High-throughput and deep plasma proteomics allows the classification of cancer types

Plasma proteomics is challenging with the 22 most abundant proteins constituting more than 99% of the total protein content, limiting the detection of less abundant proteins using discovery mass spectrometry–based proteomics. To address this limitation, workflows based on protein corona formation have emerged as a strong method to dig deeper into the proteome. Plasma proteins upon exposure to particles forms a layer around it, known as protein corona, leading to a reduction in dynamic range and enabling of detection of lesser abundant proteins. Here, we introduce an enrichment workflow that allows for robust, quantitative and deep enrichment of low-abundant plasma proteins, termed P2 Plasma Enrichment System. We applied this workflow to a cohort of 62 plasma samples from 4 cancers and 36 healthy patients to discover classification biomarkers.

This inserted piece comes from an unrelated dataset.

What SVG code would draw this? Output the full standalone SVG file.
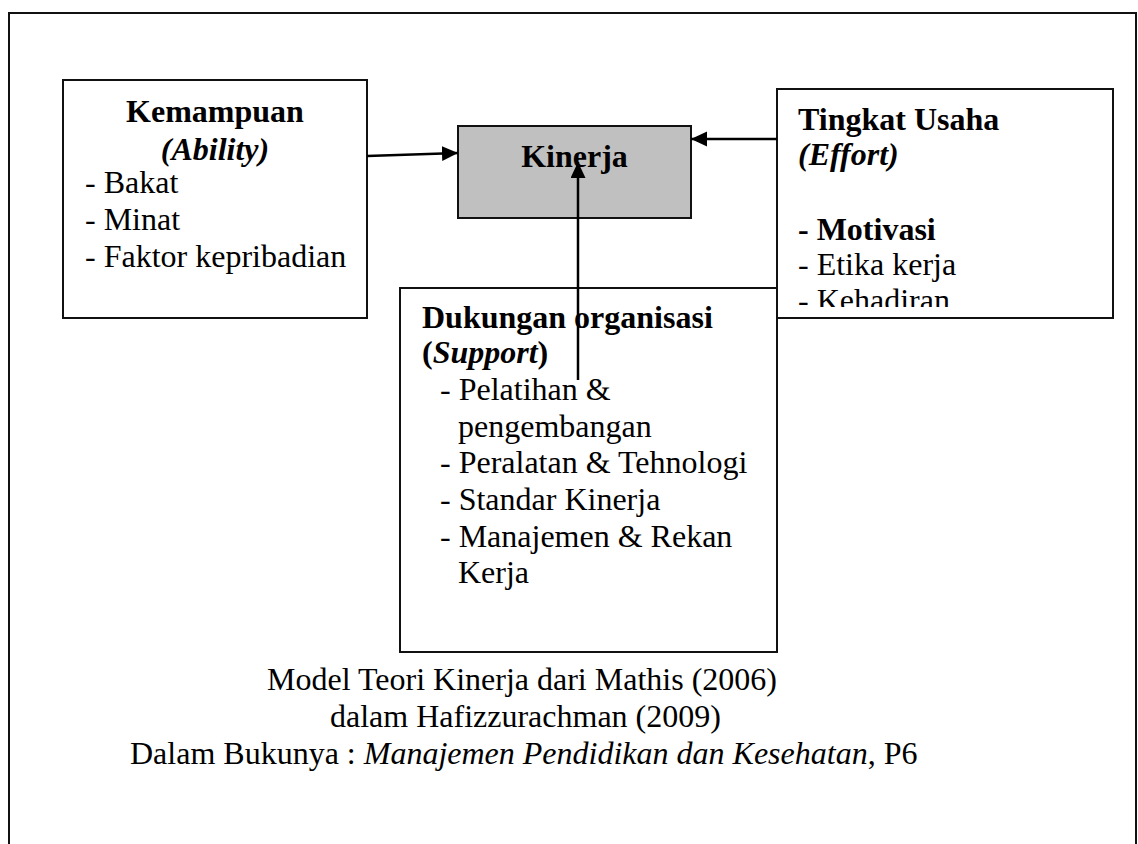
<svg xmlns="http://www.w3.org/2000/svg" width="1138" height="844" viewBox="0 0 1138 844">
  <style>
    .box { fill: #ffffff; stroke: #111111; stroke-width: 2; }
    .core { fill: #c0c0c0; stroke: #111111; stroke-width: 2; }
    .t { font-family: "Liberation Serif", "Times New Roman", serif; font-size: 32px; fill: #000000; }
    .b { font-weight: bold; }
    .i { font-style: italic; }
    .conn { stroke: #000000; stroke-width: 2.5; fill: none; marker-end: url(#arrow); }
  </style>
  <defs>
    <marker id="arrow" markerUnits="userSpaceOnUse" markerWidth="18" markerHeight="16" refX="16" refY="7.5" orient="auto">
      <path d="M0,0 L16,7.5 L0,15 z" fill="#000000"/>
    </marker>
    <clipPath id="effortClip">
      <rect x="778" y="90" width="334" height="217"/>
    </clipPath>
  </defs>

  <!-- page frame -->
  <rect x="9" y="13" width="1127" height="900" fill="none" stroke="#111111" stroke-width="2"/>

  <g id="node-kemampuan">
    <rect class="box" x="63" y="80" width="304" height="238"/>
    <text class="t b" x="215" y="122" text-anchor="middle">Kemampuan</text>
    <text class="t b i" x="215" y="160" text-anchor="middle">(Ability)</text>
    <text class="t" x="85" y="193">- Bakat</text>
    <text class="t" x="85" y="230">- Minat</text>
    <text class="t" x="85" y="267">- Faktor kepribadian</text>
  </g>

  <g id="node-kinerja">
    <rect class="core" x="458" y="126" width="233" height="92"/>
    <text class="t b" x="574.5" y="167" text-anchor="middle">Kinerja</text>
  </g>

  <g id="node-usaha">
    <rect class="box" x="777" y="89" width="336" height="229"/>
    <g clip-path="url(#effortClip)">
      <text class="t b" x="798" y="130">Tingkat Usaha</text>
      <text class="t b i" x="798" y="165">(Effort)</text>
      <text class="t b" x="798" y="240">- Motivasi</text>
      <text class="t" x="798" y="275">- Etika kerja</text>
      <text class="t" x="798" y="311">- Kehadiran</text>
    </g>
  </g>

  <g id="node-dukungan">
    <rect class="box" x="400" y="288" width="377" height="364"/>
    <text class="t b" x="422" y="328">Dukungan organisasi</text>
    <text class="t b" x="422" y="363">(<tspan class="i">Support</tspan>)</text>
    <text class="t" x="440" y="400">- Pelatihan &amp;</text>
    <text class="t" x="458" y="437">pengembangan</text>
    <text class="t" x="440" y="473">- Peralatan &amp; Tehnologi</text>
    <text class="t" x="440" y="510">- Standar Kinerja</text>
    <text class="t" x="440" y="547">- Manajemen &amp; Rekan</text>
    <text class="t" x="458" y="583">Kerja</text>
  </g>

  <g id="connectors">
    <line class="conn" x1="367" y1="156" x2="458" y2="153"/>
    <line class="conn" x1="777" y1="139" x2="691" y2="139"/>
    <line class="conn" x1="578" y1="380" x2="578" y2="162"/>
  </g>

  <g id="caption">
    <text class="t" x="267" y="690">Model Teori Kinerja dari Mathis (2006)</text>
    <text class="t" x="330" y="727">dalam Hafizzurachman (2009)</text>
    <text class="t" x="130" y="764">Dalam Bukunya : <tspan class="i">Manajemen Pendidikan dan Kesehatan</tspan>, P6</text>
  </g>
</svg>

We developed and optimized the P2 Plasma Enrichment System starting from 100µL of plasma followed by tryptic digestion. All samples were analyzed using a 17min analytical gradient and data independent acquisition on a timsTOF HT (Bruker). Data analysis was performed using Spectronaut 19 (Biognosys) using directDIA. From a reference pool plasma, we achieved a proteome depth of 6324 proteins. The enrichment factor is up to 10x the one of neat plasma and 2x compared to an optimized enrichment based on MagReSyn SAX-beads (Mag-Net protocol). Our experimental conditions allow for robust protein corona formation leading to high workflow reproducibility with coefficient of variation on protein level of 6.7% in median, 5498 proteins with a CV <20%. To evaluate quantitative performance of our workflow we performed a controlled quantitative experiment (CQE) based on human plasma spiked with known amounts of chicken plasma (1:9). The mixture of plasma of different species shows the conservation of relative protein quantities, demonstrates its suitable for quantitative plasma proteomics.

We applied the enrichment workflow to 62 plasma samples from 4 cancers type (Breast n= 15; Colon Cancer n=19, Lung n=13 and Prostate n=15) and 36 healthy patients. We identified cumulatively 6979 protein groups in the study and 5498 protein groups on average per sample with a gradient of 17min.

We probed the 4 cancer cohort for classification of the plasma specimen into the cancer types and healthy. Therefore, an analysis pipeline was developed consisting of an ANOVA analysis with filtering by adjusted p-value <0.05. Next, correlating features were removed (R2 < 0.7), finally a s-PLSDA model was trained on 70% of the data (with 10-fold cross validation). The model was tested for classification accuracy on the 30% hold out data and was found to be 92% on average for 10 repeats of the analysis pipeline.

Taken together, the optimized plasma proteomic workflow showcased a powerful way to profile plasma biomarkers. The ease of automating and scaling up such an approach could enable a broader application to other indications and biofluids.